Dos três elementos que os sucessivos líderes israelitas quiseram compatibilizar até hoje, apenas dois podem ser alcançados ao mesmo tempo. Se Israel quiser ser um Estado judeu e democrático, terá de pôr fim à ocupação ilegal de terras que não são suas, à luz do Direito Internacional. Se quiser ser democrático e controlar todos os territórios, terá de deixar de ser um Estado judeu para ser binacional e igualitário. Se decidir permanecer um Estado judeu, submetendo as populações e anexando os territórios da Cisjordânia e de Gaza, então não será, de todo, um Estado democrático. E já não o é para uma parte importante dos seus cidadãos, e muito menos para as populações palestinianas nos territórios ocupados. Cada novo surto de violência em grande escala, como aquela a que agora assistimos a partir do sofá, é um lembrete de que o conflito está para durar. É aterrador o que aconteceu com o ataque das milícias do Hamas a cidades israelitas, e é aterradora a devastação e morte provocadas pela retaliação nas sobrepovoadas áreas urbanas de Gaza. O linchamento de civis, em nome das diferenças étnicas e religiosas, é a definição mais desprezível de ódio e crueldade. Olho por olho, a vingança caminha sobre brasas. Décadas de matéria inflamável acumulada prenunciam um incêndio sem precedentes, que pode alastrar e que vai ter inevitáveis consequências na geopolítica regional, Europa incluída.

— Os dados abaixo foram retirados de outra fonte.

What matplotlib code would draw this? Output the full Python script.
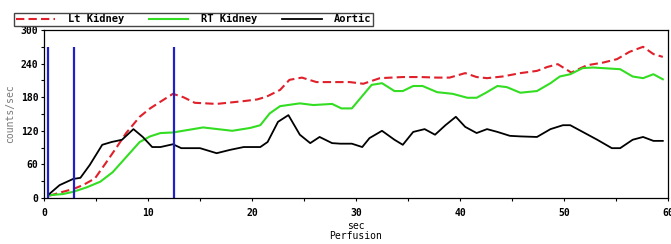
import numpy as np
import matplotlib
matplotlib.use("Agg")
import matplotlib.pyplot as plt
from matplotlib.ticker import MultipleLocator

# ---- data ----
lt_t = [0.5, 1.8, 2.8, 3.75, 4.9, 6.0, 7.0, 7.9, 9.2, 10.2, 11.2, 12.4, 13.4, 14.5,
        16.6, 19.2, 20.5, 21.4, 22.7, 23.6, 24.8, 26.2, 29.4, 30.7, 32.3, 34.5, 36.2,
        37.8, 39.0, 40.5, 41.6, 42.6, 44.1, 45.8, 47.4, 48.4, 49.4, 50.7, 52.2, 53.8,
        55.1, 56.3, 57.6, 58.6, 59.5]
lt_v = [4, 11, 16, 23, 35, 64, 91, 116, 145, 160, 172, 186, 180, 170,
        168, 173, 176, 181, 193, 211, 215, 207, 207, 204, 214, 216, 216,
        215, 215, 223, 216, 214, 217, 223, 227, 234, 239, 224, 237, 242,
        248, 261, 270, 257, 252]

rt_t = [0.5, 1.8, 2.8, 4.1, 5.4, 6.6, 7.9, 9.2, 10.2, 11.2, 12.4, 15.3, 18.1, 19.8,
        20.8, 21.7, 22.7, 24.6, 25.9, 27.7, 28.6, 29.6, 31.5, 32.5, 33.7, 34.5,
        35.5, 36.4, 37.8, 39.3, 40.7, 41.6, 42.4, 43.6, 44.5, 45.8, 47.4, 48.7,
        49.6, 50.6, 51.8, 52.8, 55.4, 56.6, 57.6, 58.6, 59.5]
rt_v = [5, 7, 11, 19, 29, 46, 73, 100, 110, 116, 117, 126, 120, 125,
        130, 151, 164, 169, 166, 168, 160, 160, 202, 205, 191, 191,
        200, 200, 189, 186, 179, 179, 187, 200, 198, 188, 191, 205,
        217, 221, 232, 233, 230, 217, 214, 221, 212]

ao_t = [0.5, 1.5, 2.8, 3.5, 4.4, 5.6, 6.5, 7.5, 8.6, 9.5, 10.4, 11.2, 12.4, 13.2,
        15.0, 16.6, 17.9, 19.2, 20.8, 21.5, 22.5, 23.5, 24.6, 25.6, 26.5, 27.7,
        28.5, 29.6, 30.6, 31.3, 32.5, 33.7, 34.5, 35.5, 36.6, 37.6, 38.6, 39.6,
        40.5, 41.6, 42.6, 43.6, 44.8, 45.8, 47.4, 48.7, 49.9, 50.6, 51.8, 53.2,
        54.6, 55.4, 56.6, 57.6, 58.6, 59.5]
ao_v = [7, 23, 34, 36, 59, 95, 100, 104, 123, 109, 91, 91, 96, 89,
        89, 80, 86, 91, 91, 100, 136, 148, 113, 98, 109, 98,
        97, 97, 91, 107, 120, 104, 95, 118, 123, 113, 130, 145,
        127, 116, 123, 118, 111, 110, 109, 123, 130, 130, 118, 104,
        89, 89, 104, 109, 102, 102]

markers = [0.4, 2.9, 12.5]

# ---- plot ----
mono = ["DejaVu Sans Mono"]
plt.rcParams["font.family"] = mono
plt.rcParams["font.size"] = 7
plt.rcParams["font.weight"] = "bold"

fig = plt.figure(figsize=(6.71, 2.44), dpi=100)
ax = fig.add_axes([44 / 671, 1 - 198 / 244, 624 / 671, 168 / 244])

ax.plot(lt_t, lt_v, color="#e0202a", lw=1.5, linestyle=(0, (4, 2)), label="Lt Kidney")
ax.plot(rt_t, rt_v, color="#33dd22", lw=1.5, label="RT Kidney")
ax.plot(ao_t, ao_v, color="black", lw=1.3, label="Aortic")
ax.vlines(markers, 0, 270, color="#2020c8", lw=1.6)

ax.set_xlim(0, 60)
ax.set_ylim(0, 300)
ax.xaxis.set_major_locator(MultipleLocator(10))
ax.xaxis.set_minor_locator(MultipleLocator(5))
ax.yaxis.set_major_locator(MultipleLocator(60))
ax.yaxis.set_minor_locator(MultipleLocator(30))
ax.tick_params(which="both", direction="out", length=2.5, width=0.8, pad=1.5)
ax.tick_params(axis="x", which="both", pad=5)
for s in ax.spines.values():
    s.set_linewidth(0.9)

ax.set_ylabel("counts/sec", color="#777777", fontweight="normal", fontsize=7, labelpad=4)
ax.set_xlabel("sec\nPerfusion", fontsize=7, linespacing=0.95, labelpad=2)

fig.legend(loc="lower left", bbox_to_anchor=(14 / 671, 1 - 26 / 244), ncol=3,
           frameon=True, fancybox=False, edgecolor="#444444", framealpha=1,
           handlelength=3.8, handletextpad=1.2, columnspacing=2.4,
           borderpad=0.15, borderaxespad=0, fontsize=7.5,
           prop={"family": mono, "weight": "bold", "size": 7.5})

fig.savefig("out.png", dpi=100)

Os noticiários das últimas horas dão conta de um cessar-fogo para abrir corredores humanitários numa Gaza cercada e com centenas de milhares de palestinianos em fuga. É um novo êxodo. Mas toda a vitória incuba e germina uma derrota, especialmente quando o vencedor a quer absoluta. Só a aniquilação garante o desaparecimento dos vencidos, depois de arrasar as suas cidades e semeá-las com sal, como Roma fez a Cartago. Mas não deixa de ser estranho e pungente que uma pulsão (de ambos os lados) que busca a liquidação do inimigo, da sua causa, das suas ideias e da sua memória, se entranhe entre os líderes de um povo que esteve na mira do extermínio. Tal é a deriva dos dirigentes em Telavive, em particular nestes penosos últimos anos com Governos cada vez mais autocráticos e escorados à Direita, sob a liderança de Benjamin Netanyahu.

Perante o impasse de décadas para alcançar a paz entre israelitas e palestinianos por via dos dois Estados, como preconizam sucessivas resoluções da ONU, são cada vez mais as vozes que defendem uma abordagem do conflito centrada nos direitos e na segurança humanos. Trata-se de ultrapassar os moribundos "processos de paz" e concentrar-se na proteção dos direitos e na responsabilização quando estes são violados, como deveria acontecer em qualquer Estado digno de chamar-se democrático. O Hamas é uma organização terrorista e como tal deve ser tratada. Ponto. Mas se Israel persistir em manter a supremacia judaica entre o Mediterrâneo e a Jordânia através de um regime de segregação e ocupação, essa escolha tem um nome: é "apartheid".